The Scruggs again assert their Fifth Amendment right and say to do otherwise might result in their being held in contempt by Judge Acker.

State Farm’s arguments as to the Scruggses’ pending sentencing in the Northern District of Mississippi (i.e., that a guilty plea removes any further risk of self-incrimination) is legally incorrect, and ignores
the fact that the Scruggses’ Fifth Amendment rights remain intact through sentencing…

To be clear, the Scruggses would not oppose either of these methods of discovering the information. State Farm’s desire for the Scruggses to produce documents does not overcome the burden on the Scruggses of reproducing these documents or override their Fifth Amendment rights. The Scruggses’ assertion of their Fifth Amendment rights in response to State Farm’s subpoenas is based on a genuine concern about the use of the Scruggses’ production of responsive documents as a basis for increased criminal sanctions or additional criminal contempt prosecutions.

However, they recognize one very narrow point.

The only concrete basis articulated by State Farm in support of the discoverability and possible relevance of the documents it now seeks from the Scruggses is on this very narrow
point: these documents, State Farm argues, will lead to discovery of evidence “concerning chain of custody”. Response, at 8.

This tenuous claim does not outweigh the burden to the Scruggses arising from, among other things, the risk of self-incrimination and a burdensome review of documents that it has already produced and that are available from other parties.

At the very least, if the Court affirms any part of the Magistrate Judge’s Order, it should limit the scope of production, and of any depositions that may be taken of the producing witnesses, to the chain-of custody question only – the sole basis for which State Farm now argues that these non-parties should be forced to produce the requested documents.

…and, then add a reminder –

Aside from its chain-of-custody argument, State Farm states that it “wonder[s]” what documents are in the possession of Scruggses. Response, at 1. State Farm may not obtain documents from the Scruggses merely to satisfy its curiosity.

Surely, Judge Walker knows that neither State Farm nor the Renfroes have been without the originals of these documents – and, more importantly, that neither the Scruggses or the documents are relative to the McIntosh case.

h/t bellesouth for the documents : )

5 thoughts on “Scrugges ask Judge Walker to send State Farm to Judge Acker”

  1. That is priceless, Nowdy. There are some on the internet who also claim that State Farm knows when the documents were accessed, so they should know what documents were accessed. All they need to do is go through their own files. Hell, as you say, they have the originals. That would take care of the chain of custody dispute too. Hey, why don’t they cough them up and produce them to the Court. They seem so worried about the plaintiffs in Shows, (see post up above) I bet the plaintiffs here would appreciate it enormously. With all the money they pay out for PR and lawyers and you know how the shareholders own the company, too, I am sure the shareholders would appreciate their spending the money on system resources to uncover the documents themselves so they can help the plaintiffs who were shareholders, too.

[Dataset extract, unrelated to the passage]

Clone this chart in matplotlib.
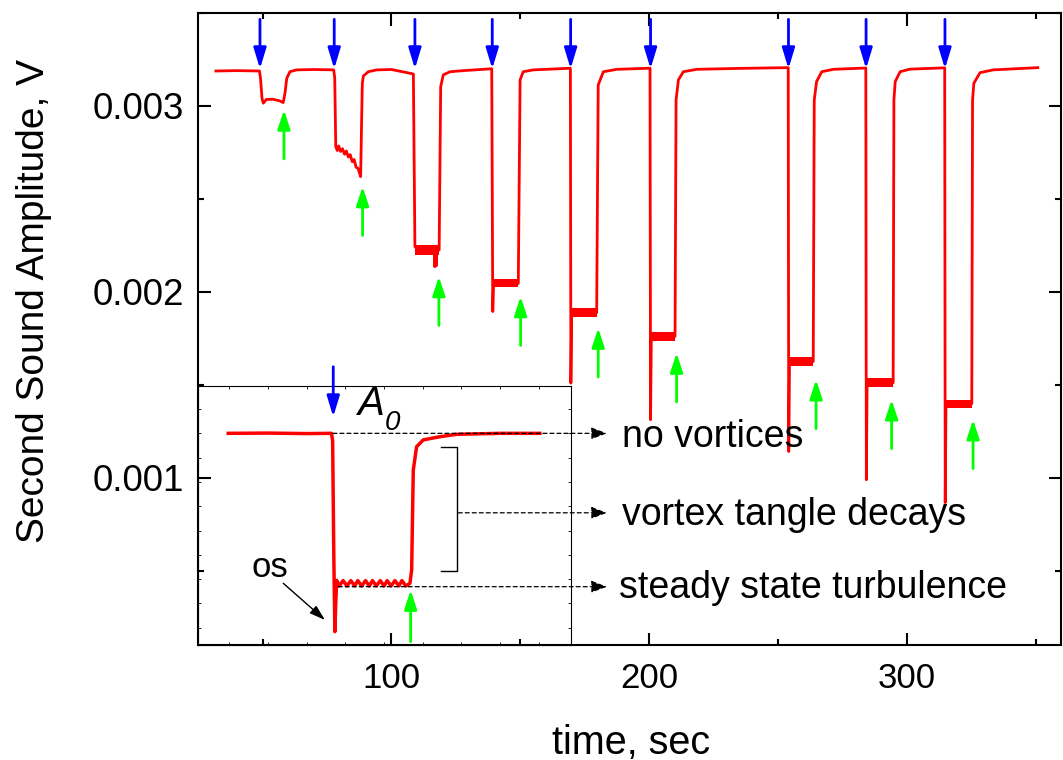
import matplotlib.pyplot as plt
from matplotlib.ticker import MultipleLocator, FormatStrFormatter

plt.rcParams['font.family'] = 'Liberation Sans'

# second sound amplitude trace (time in sec, amplitude in V)
t_sec = [31.9, 40.0, 48.8,
         49.2, 49.8, 50.3, 51.5, 54.0, 56.5, 58.0, 58.7, 59.4, 60.6, 63.2, 70.0, 77.6,
         78.0, 78.4, 79.0, 79.5, 80.3, 81.0, 81.8, 82.5, 83.3, 84.0, 84.8, 85.5, 86.3, 87.0, 87.6, 88.05,
         88.4, 88.7, 89.1, 91.0, 94.3, 100.0, 108.5,
         109.1, 110.0, 112.0, 114.0, 116.6, 116.8, 117.0, 117.4, 117.6, 118.5,
         119.1, 120.1, 122.7, 127.9, 138.9,
         139.3, 139.6, 144.0, 149.2, 149.9, 151.1, 155.0, 165.0, 169.4,
         169.6, 169.9, 175.0, 179.6, 180.2, 182.2, 187.4, 200.3,
         200.5, 200.8, 205.0, 210.0, 210.4, 211.3, 213.2, 218.4, 235.0, 253.9,
         254.1, 254.4, 259.0, 263.6, 264.0, 264.9, 266.9, 271.4, 284.0,
         284.2, 284.5, 289.5, 294.6, 294.9, 295.4, 297.3, 301.1, 314.6,
         314.8, 315.1, 320.0, 325.1, 325.4, 325.9, 328.3, 333.4, 350.7]
amp_v = [0.003188, 0.003190, 0.003188,
         0.003150, 0.003040, 0.003015, 0.003035, 0.003036, 0.003028, 0.003018, 0.003068, 0.003149,
         0.003184, 0.003194, 0.003196, 0.003194,
         0.003150, 0.002781, 0.002760, 0.002785, 0.002755, 0.002770, 0.002740, 0.002758, 0.002725,
         0.002738, 0.002700, 0.002712, 0.002670, 0.002665, 0.002640, 0.002620,
         0.002900, 0.003122, 0.003161, 0.003184, 0.003194, 0.003196, 0.003172,
         0.002244, 0.002230, 0.002225, 0.002222, 0.002220, 0.002135, 0.002215, 0.002140, 0.002220, 0.002225,
         0.003104, 0.003167, 0.003184, 0.003190, 0.003200,
         0.001894, 0.002045, 0.002050, 0.002045, 0.003140, 0.003184, 0.003194, 0.003200, 0.003203,
         0.001509, 0.001887, 0.001890, 0.001887, 0.003113, 0.003184, 0.003197, 0.003203,
         0.001312, 0.001760, 0.001762, 0.001760, 0.003032, 0.003140, 0.003184, 0.003197, 0.003202, 0.003206,
         0.001141, 0.001625, 0.001628, 0.001625, 0.003032, 0.003131, 0.003184, 0.003197, 0.003204,
         0.000989, 0.001510, 0.001512, 0.001510, 0.003032, 0.003131, 0.003184, 0.003198, 0.003205,
         0.000866, 0.001398, 0.001400, 0.001398, 0.003032, 0.003122, 0.003179, 0.003194, 0.003206]

# noisy steady-state plateaus: start, end, mean level, noise half-width
plat_start = [109.3, 139.6, 169.9, 200.8, 254.4, 284.5, 315.1]
plat_end = [118.5, 149.2, 179.6, 210.0, 263.6, 294.6, 325.1]
plat_level = [0.002226, 0.002047, 0.001887, 0.001760, 0.001625, 0.001510, 0.001398]
plat_noise = [0.000026, 0.000020, 0.000024, 0.000026, 0.000026, 0.000024, 0.000022]

# grid switched on (blue arrows) and off (green arrows)
t_on = [49.0, 77.8, 109.1, 139.1, 169.5, 200.5, 254.0, 284.1, 314.7]
t_off = [58.3, 88.8, 118.4, 150.1, 180.2, 210.6, 264.7, 294.0, 325.6]
off_tip = [0.0029785, 0.0025662, 0.0020823, 0.0019748, 0.0018049, 0.0016706,
           0.001527, 0.0014195, 0.001312]

# inset: one cycle, amplitude normalised to A0
ins_t = [4.86, 10.0, 15.0, 18.2, 18.35, 18.5, 18.64, 18.75, 18.87,
         19.2, 19.7, 20.2, 20.7, 21.2, 21.6, 22.1, 22.6, 23.1, 23.5, 24.0,
         24.5, 25.0, 25.4, 25.9, 26.4, 26.9, 27.3, 27.8, 28.34,
         28.56, 28.77, 29.2, 30.06, 32.2, 34.37, 40.0, 45.13]
ins_a = [1.0, 1.001, 0.999, 1.0, 0.97, 0.5, 0.184, 0.30, 0.395,
         0.372, 0.394, 0.372, 0.394, 0.372, 0.394, 0.372, 0.394, 0.372, 0.394, 0.372,
         0.394, 0.372, 0.394, 0.372, 0.394, 0.372, 0.394, 0.372, 0.383,
         0.438, 0.849, 0.945, 0.973, 0.986, 0.996, 1.0, 1.0]

RED = '#ff0000'
BLUE = '#0000ff'
GREEN = '#00ff00'


def arrow(axis, xy, xytext, color, lw=2.0, hl=1.25, hw=0.38, ls='-'):
    axis.annotate('', xy=xy, xytext=xytext, annotation_clip=False,
                  arrowprops=dict(arrowstyle='-|>,head_length=%s,head_width=%s' % (hl, hw),
                                  color=color, lw=lw, linestyle=ls,
                                  shrinkA=0, shrinkB=0, mutation_scale=10))


fig = plt.figure(figsize=(10.63, 7.6), dpi=100)
ax = fig.add_axes([0.1866, 0.1513, 0.8115, 0.8316])

ax.plot(t_sec, amp_v, color=RED, lw=2.0, zorder=3)
for s, e, lvl, hw in zip(plat_start, plat_end, plat_level, plat_noise):
    ax.fill_between([s, e], lvl - hw, lvl + hw, color=RED, lw=0, zorder=3)

for t in t_on:
    arrow(ax, (t, 0.0032), (t, 0.003466), BLUE)
for t, tip in zip(t_off, off_tip):
    arrow(ax, (t, tip), (t, tip - 0.000263), GREEN, hl=1.15)

ax.set_xlim(25.1, 359.7)
ax.set_ylim(0.0001, 0.0035)
ax.xaxis.set_major_locator(MultipleLocator(100))
ax.xaxis.set_minor_locator(MultipleLocator(50))
ax.yaxis.set_major_locator(MultipleLocator(0.001))
ax.yaxis.set_minor_locator(MultipleLocator(0.0005))
ax.yaxis.set_major_formatter(FormatStrFormatter('%.3f'))
ax.tick_params(which='both', direction='in', top=True, right=True, width=1.5)
ax.tick_params(which='major', length=9)
ax.tick_params(which='minor', length=4.5)
ax.tick_params(axis='x', labelsize=25, pad=12)
ax.tick_params(axis='y', labelsize=26.5, pad=10)
for sp in ax.spines.values():
    sp.set_linewidth(1.5)

ax.set_xlabel('time, sec', fontsize=28.5)
ax.set_ylabel('Second Sound Amplitude, V', fontsize=28)
ax.xaxis.set_label_coords(0.5015, -0.125)
ax.yaxis.set_label_coords(-0.170, 0.545)

# inset with a single on/off cycle
axin = fig.add_axes([0.1866, 0.1513, 0.3502, 0.3412])
axin.set_facecolor('none')
axin.plot(ins_t, ins_a, color=RED, lw=2.5)
axin.set_xlim(1, 49.1)
axin.set_ylim(0.129, 1.196)
axin.xaxis.set_major_locator(MultipleLocator(5))
axin.yaxis.set_major_locator(MultipleLocator(0.1))
axin.tick_params(which='both', direction='in', top=True, right=True, length=2.5, width=0.6,
                 labelbottom=False, labelleft=False)
for sp in axin.spines.values():
    sp.set_linewidth(0.8)

arrow(axin, (18.43, 1.068), (18.43, 1.274), BLUE)
arrow(axin, (28.43, 0.355), (28.43, 0.143), GREEN, hl=1.15)
# A0 label, subscript drawn as its own text
axin.text(21.6, 1.076, 'A', fontsize=29, fontstyle='italic', va='baseline')
axin.text(25.1, 1.014, '0', fontsize=20, fontstyle='italic', va='baseline')

dash = (0, (3.2, 2.4))
arrow(axin, (53.79, 1.0), (18.39, 1.0), 'k', lw=0.9, hl=0.95, hw=0.36, ls=dash)
arrow(axin, (53.79, 0.673), (34.58, 0.673), 'k', lw=0.9, hl=0.95, hw=0.36, ls=dash)
arrow(axin, (53.79, 0.369), (19.07, 0.369), 'k', lw=0.9, hl=0.95, hw=0.36, ls=dash)
axin.plot([32.3, 34.37, 34.37, 32.3], [0.943, 0.943, 0.434, 0.434], color='k', lw=1, clip_on=False)

axin.text(7.89, 0.408, 'os', fontsize=25, va='baseline')
arrow(axin, (17.36, 0.232), (11.97, 0.383), 'k', lw=1.0, hl=0.95, hw=0.3)

axin.text(55.69, 0.942, 'no vortices', fontsize=27, va='baseline')
axin.text(55.69, 0.623, 'vortex tangle decays', fontsize=27, va='baseline')
axin.text(55.38, 0.321, 'steady state turbulence', fontsize=27, va='baseline')

fig.savefig('out.png', dpi=100)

  2. Sure they know, they have a computer system that tells them who, what, when and from where documents are accessed.

    Some have speculated the problem is they’re worried they’ll miss one and show up in court with an altered document.

    I’ve done a good bit of reading about Renfroe btw – they’ve gotten a lot of bad advice IMO. This business of talking “steal” instead of “unauthorized” has hurt them – seems like a nice business just looking at their website but you can be aggressive without being offensive.

    State Farm is a different breed of cat – they need to be thinking about their Agents – all of them – not just the ones that are friends of yours, mine and Sop. They’ve gone too far in their effort to disqualify attorneys and it reflects on their agents, fair or not, and they’re the ones that are our good neighbors, friends, and family – folks we all care about a lot.

    Didn’t mean to get off on all that but your reference to shareholders flipped my switch on something I think about a lot.

    Bottom line, belle, I’m with Judge Senter – there’s been too much of this “talk” – SF/Rigsby need to shut it down and let these cases that won’t settle go to court – and that Alabama mess, gosh, maybe Lysol…it’s really just awful.

  3. State Farm is a mutual company and is technically owned by it’s policyholders. It is also the personal piggy bank for the Rust family which has run State Farm continously since 1954.

  4. You’re kidding – I realize you’re not but has it just been the one man or is he 2nd, 3rd generation guy at the top?

    Doesn’t sound too “mutual” to me – definitely shouldn’t take a court order for him to figure out “chain of custody”

  5. At the Fotune 500 level you don’t see so much family control like State Farm Nowdy.

    Ironically, the Greenberg trio of Maurice “Hank” and his two sons not long ago sat on top of a huge chunk of market share but Elliot Spitzer diminished that empire some. Our readers may recall Marsh and McLennan was recently involved in the criminal fallout from price fixing.

    I personally believe the mutual form of organization is a dinosaur that should be discarded.